Speaking of moments that didn’t fit the nature of the story, the decision to include a soundtrack filled with pop songs felt too out of place and distracting. Whilst many children’s films have included pop soundtracks, it usually tends to fit the tone of their film and it definitely wasn’t the case here.

How many people would normally listen to We No Speak Americano, and immediately think of Peter Rabbit?

James Corden felt miscast as the voice of Peter Rabbit, who is meant to be a youthful and energetic character.

Whilst Corden has proven to be a great comedic actor and sounds like he is trying to put as much effort into the role as he can, it seems like the role should have been voiced by a younger actor.

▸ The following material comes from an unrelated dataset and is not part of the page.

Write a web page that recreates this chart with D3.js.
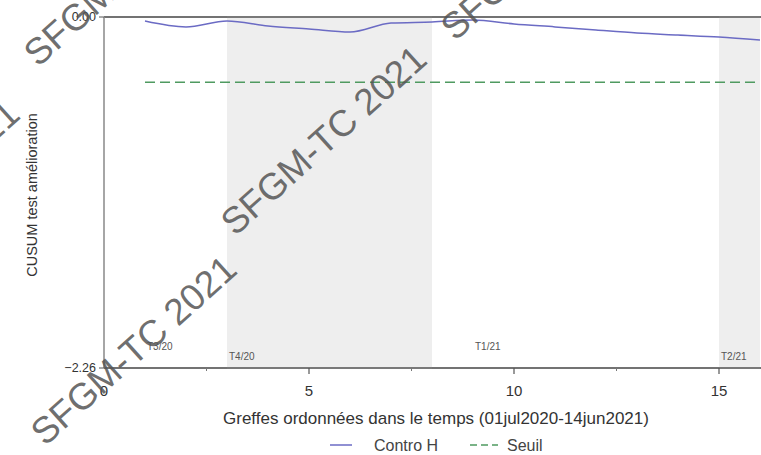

However Peter’s triplet sisters, who were voiced by Daisy Ridley, Margot Robbie and Elizabeth Debicki, all gave decent voice work that managed to fit their individual character as well as provide a few laughs.

Domhnall Gleeson and Rose Byrne’s characters felt a little one-dimensional and at times cliched. However both of them managed to deliver decent enough performances with what they were given to work with, and their on-screen chemistry was sweet to watch.

Whilst there are some cute and funny moments, this modern adaptation of Peter Rabbit doesn’t completely work but young children might enjoy it.